Excerpt from a dataset
------------------------------------------------------------

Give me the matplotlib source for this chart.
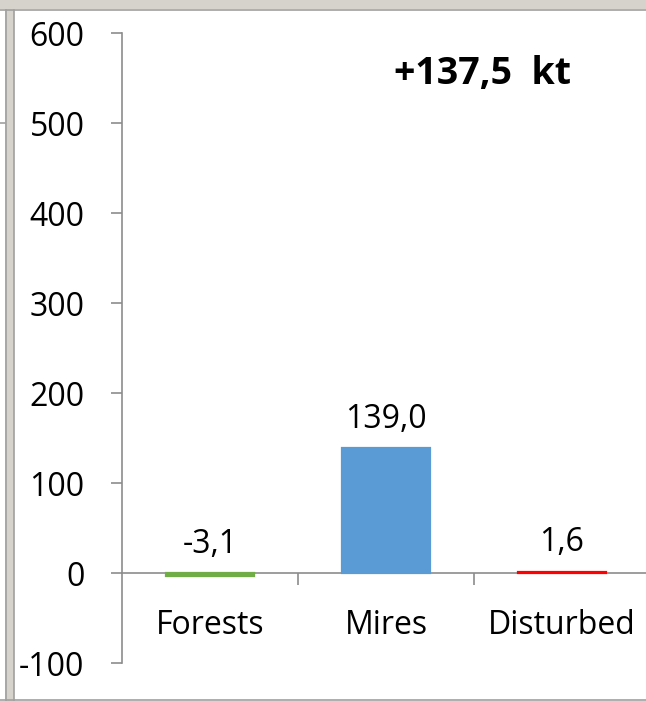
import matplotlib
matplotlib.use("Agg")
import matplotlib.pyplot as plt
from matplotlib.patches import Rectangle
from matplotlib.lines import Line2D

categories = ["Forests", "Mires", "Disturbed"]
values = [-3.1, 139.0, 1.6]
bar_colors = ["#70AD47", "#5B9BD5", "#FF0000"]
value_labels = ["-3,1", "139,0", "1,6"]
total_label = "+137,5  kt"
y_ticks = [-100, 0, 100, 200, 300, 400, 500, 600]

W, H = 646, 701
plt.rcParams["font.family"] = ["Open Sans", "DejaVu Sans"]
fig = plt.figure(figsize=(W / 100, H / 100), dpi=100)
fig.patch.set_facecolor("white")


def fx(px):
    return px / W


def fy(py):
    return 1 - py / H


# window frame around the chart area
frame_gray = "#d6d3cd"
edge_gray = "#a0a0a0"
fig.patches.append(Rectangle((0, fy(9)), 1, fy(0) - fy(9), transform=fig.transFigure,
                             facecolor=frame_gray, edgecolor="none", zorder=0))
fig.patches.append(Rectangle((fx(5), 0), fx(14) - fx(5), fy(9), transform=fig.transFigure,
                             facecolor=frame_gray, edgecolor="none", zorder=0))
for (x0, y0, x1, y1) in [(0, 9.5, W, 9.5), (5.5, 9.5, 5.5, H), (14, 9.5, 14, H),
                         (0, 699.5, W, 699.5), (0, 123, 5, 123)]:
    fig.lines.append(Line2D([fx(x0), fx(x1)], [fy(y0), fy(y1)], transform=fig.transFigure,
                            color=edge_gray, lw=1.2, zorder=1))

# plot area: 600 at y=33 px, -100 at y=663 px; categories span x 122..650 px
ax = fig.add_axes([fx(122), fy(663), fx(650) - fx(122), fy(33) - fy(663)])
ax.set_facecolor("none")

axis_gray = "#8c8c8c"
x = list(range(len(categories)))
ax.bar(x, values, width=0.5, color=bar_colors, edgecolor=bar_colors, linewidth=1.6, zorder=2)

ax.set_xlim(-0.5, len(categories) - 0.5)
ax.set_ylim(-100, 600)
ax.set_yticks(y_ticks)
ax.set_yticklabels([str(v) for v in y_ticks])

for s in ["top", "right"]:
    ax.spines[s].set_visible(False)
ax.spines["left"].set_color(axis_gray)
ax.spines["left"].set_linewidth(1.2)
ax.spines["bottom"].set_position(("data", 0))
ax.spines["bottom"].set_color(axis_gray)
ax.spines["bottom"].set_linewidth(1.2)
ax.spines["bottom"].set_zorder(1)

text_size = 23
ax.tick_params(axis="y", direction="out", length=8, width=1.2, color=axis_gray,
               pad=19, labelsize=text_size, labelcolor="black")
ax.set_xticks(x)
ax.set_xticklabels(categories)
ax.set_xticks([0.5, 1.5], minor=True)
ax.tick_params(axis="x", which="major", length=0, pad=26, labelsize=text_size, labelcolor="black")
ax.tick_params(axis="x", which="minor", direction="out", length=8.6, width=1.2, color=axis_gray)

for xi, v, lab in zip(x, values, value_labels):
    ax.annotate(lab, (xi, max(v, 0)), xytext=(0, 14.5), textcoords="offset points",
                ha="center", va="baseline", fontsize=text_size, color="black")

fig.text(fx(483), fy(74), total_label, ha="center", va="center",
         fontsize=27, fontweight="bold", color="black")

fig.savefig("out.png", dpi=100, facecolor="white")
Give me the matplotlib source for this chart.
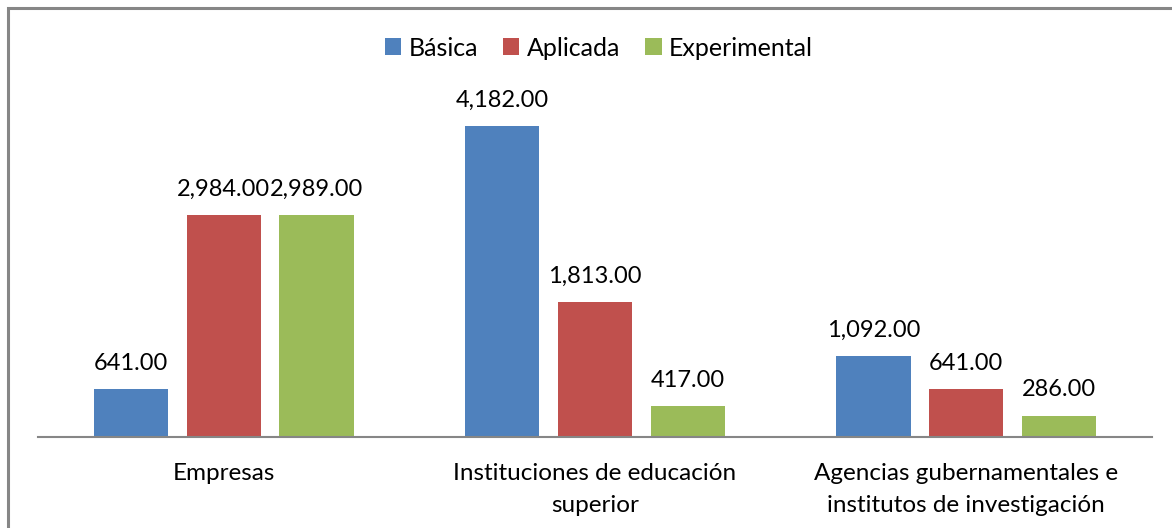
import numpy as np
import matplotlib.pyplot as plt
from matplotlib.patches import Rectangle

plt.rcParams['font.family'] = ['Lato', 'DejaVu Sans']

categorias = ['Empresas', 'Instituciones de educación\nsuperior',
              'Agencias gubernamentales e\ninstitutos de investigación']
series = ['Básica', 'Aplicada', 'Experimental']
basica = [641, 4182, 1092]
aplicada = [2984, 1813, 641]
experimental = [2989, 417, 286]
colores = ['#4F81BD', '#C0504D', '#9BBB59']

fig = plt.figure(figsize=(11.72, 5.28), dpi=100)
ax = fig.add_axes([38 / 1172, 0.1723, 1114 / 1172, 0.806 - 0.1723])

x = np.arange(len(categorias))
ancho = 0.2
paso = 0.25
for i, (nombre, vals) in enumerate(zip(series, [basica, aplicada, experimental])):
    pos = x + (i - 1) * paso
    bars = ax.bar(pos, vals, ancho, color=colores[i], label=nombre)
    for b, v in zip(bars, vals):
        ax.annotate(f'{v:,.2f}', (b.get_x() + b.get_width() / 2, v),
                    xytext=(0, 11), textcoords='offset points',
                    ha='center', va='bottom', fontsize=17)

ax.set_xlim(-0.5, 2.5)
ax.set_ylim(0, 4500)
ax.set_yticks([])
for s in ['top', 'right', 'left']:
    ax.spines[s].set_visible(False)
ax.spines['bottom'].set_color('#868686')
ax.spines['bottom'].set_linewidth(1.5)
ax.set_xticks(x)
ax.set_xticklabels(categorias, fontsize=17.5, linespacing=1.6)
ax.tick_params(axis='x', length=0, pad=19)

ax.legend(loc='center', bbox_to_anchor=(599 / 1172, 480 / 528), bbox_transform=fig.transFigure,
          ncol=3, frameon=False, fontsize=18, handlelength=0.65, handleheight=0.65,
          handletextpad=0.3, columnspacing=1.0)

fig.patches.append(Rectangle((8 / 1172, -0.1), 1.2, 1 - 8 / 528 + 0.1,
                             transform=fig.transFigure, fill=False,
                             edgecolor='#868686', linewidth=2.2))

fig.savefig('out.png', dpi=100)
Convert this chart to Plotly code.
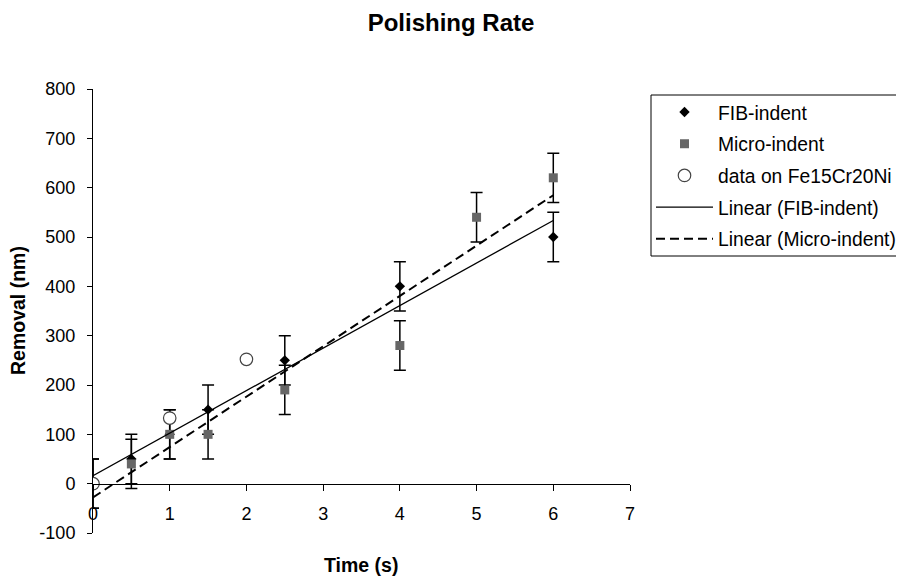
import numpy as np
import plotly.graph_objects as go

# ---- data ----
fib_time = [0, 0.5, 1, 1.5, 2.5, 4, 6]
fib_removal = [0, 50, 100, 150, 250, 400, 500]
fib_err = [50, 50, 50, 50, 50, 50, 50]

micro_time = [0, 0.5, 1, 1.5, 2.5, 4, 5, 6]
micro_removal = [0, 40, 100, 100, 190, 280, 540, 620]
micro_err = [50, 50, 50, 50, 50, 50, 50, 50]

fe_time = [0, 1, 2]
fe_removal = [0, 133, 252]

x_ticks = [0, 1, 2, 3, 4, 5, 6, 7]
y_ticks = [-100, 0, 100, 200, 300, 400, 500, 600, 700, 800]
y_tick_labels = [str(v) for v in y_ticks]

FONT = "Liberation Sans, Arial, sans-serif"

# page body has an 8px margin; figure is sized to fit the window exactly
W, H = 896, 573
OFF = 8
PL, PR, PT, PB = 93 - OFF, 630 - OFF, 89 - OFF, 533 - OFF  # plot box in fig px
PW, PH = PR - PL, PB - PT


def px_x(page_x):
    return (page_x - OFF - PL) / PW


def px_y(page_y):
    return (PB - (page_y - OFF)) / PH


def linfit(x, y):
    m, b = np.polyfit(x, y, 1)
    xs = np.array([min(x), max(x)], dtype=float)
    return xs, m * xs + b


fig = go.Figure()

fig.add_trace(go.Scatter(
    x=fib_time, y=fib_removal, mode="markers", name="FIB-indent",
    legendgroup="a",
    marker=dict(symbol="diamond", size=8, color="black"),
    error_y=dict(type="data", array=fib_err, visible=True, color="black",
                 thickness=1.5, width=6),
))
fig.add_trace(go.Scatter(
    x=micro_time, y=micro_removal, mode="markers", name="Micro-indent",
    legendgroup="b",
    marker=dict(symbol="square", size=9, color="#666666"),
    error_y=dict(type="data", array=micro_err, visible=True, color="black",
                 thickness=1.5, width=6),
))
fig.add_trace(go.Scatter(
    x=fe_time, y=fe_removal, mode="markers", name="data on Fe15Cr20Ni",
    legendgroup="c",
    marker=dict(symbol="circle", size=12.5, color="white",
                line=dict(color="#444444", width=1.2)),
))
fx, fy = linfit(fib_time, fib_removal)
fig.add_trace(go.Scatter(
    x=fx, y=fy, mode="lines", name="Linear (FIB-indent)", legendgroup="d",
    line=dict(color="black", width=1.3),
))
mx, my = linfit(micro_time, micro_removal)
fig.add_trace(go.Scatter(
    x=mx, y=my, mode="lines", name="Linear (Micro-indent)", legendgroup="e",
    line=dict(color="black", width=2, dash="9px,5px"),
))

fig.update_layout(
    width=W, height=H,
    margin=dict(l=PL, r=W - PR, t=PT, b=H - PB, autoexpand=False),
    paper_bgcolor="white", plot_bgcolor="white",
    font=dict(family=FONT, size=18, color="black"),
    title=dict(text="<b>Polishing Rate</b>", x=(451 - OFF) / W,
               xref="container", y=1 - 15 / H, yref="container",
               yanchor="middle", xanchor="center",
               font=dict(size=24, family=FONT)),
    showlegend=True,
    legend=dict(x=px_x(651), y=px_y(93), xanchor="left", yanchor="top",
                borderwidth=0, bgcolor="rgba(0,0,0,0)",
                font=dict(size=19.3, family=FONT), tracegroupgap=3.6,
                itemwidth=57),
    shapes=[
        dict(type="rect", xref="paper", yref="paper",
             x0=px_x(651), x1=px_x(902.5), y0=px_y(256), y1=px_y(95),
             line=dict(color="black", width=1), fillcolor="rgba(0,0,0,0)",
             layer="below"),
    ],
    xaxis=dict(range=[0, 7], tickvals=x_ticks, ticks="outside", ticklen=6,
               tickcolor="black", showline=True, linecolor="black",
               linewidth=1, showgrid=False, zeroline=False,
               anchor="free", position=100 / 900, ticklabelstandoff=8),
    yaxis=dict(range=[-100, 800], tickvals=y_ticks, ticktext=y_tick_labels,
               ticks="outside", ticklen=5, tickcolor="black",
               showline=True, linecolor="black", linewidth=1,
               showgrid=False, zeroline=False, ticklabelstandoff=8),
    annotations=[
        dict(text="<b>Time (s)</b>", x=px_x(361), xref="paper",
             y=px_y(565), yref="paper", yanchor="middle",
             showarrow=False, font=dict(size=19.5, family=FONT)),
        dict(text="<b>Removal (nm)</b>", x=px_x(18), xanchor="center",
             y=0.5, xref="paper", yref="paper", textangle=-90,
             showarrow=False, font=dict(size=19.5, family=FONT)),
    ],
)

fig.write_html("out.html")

------------------------------------------------------------

Request — Beginning with the first line of the records above, extract each line exactly through the line that holds "color=edge_gray, lw=1.2, zorder=1))", both ends included. Omit pictures.

Solution for this problem —
Give me the matplotlib source for this chart.
import matplotlib
matplotlib.use("Agg")
import matplotlib.pyplot as plt
from matplotlib.patches import Rectangle
from matplotlib.lines import Line2D

categories = ["Forests", "Mires", "Disturbed"]
values = [-3.1, 139.0, 1.6]
bar_colors = ["#70AD47", "#5B9BD5", "#FF0000"]
value_labels = ["-3,1", "139,0", "1,6"]
total_label = "+137,5  kt"
y_ticks = [-100, 0, 100, 200, 300, 400, 500, 600]

W, H = 646, 701
plt.rcParams["font.family"] = ["Open Sans", "DejaVu Sans"]
fig = plt.figure(figsize=(W / 100, H / 100), dpi=100)
fig.patch.set_facecolor("white")


def fx(px):
    return px / W


def fy(py):
    return 1 - py / H


# window frame around the chart area
frame_gray = "#d6d3cd"
edge_gray = "#a0a0a0"
fig.patches.append(Rectangle((0, fy(9)), 1, fy(0) - fy(9), transform=fig.transFigure,
                             facecolor=frame_gray, edgecolor="none", zorder=0))
fig.patches.append(Rectangle((fx(5), 0), fx(14) - fx(5), fy(9), transform=fig.transFigure,
                             facecolor=frame_gray, edgecolor="none", zorder=0))
for (x0, y0, x1, y1) in [(0, 9.5, W, 9.5), (5.5, 9.5, 5.5, H), (14, 9.5, 14, H),
                         (0, 699.5, W, 699.5), (0, 123, 5, 123)]:
    fig.lines.append(Line2D([fx(x0), fx(x1)], [fy(y0), fy(y1)], transform=fig.transFigure,
                            color=edge_gray, lw=1.2, zorder=1))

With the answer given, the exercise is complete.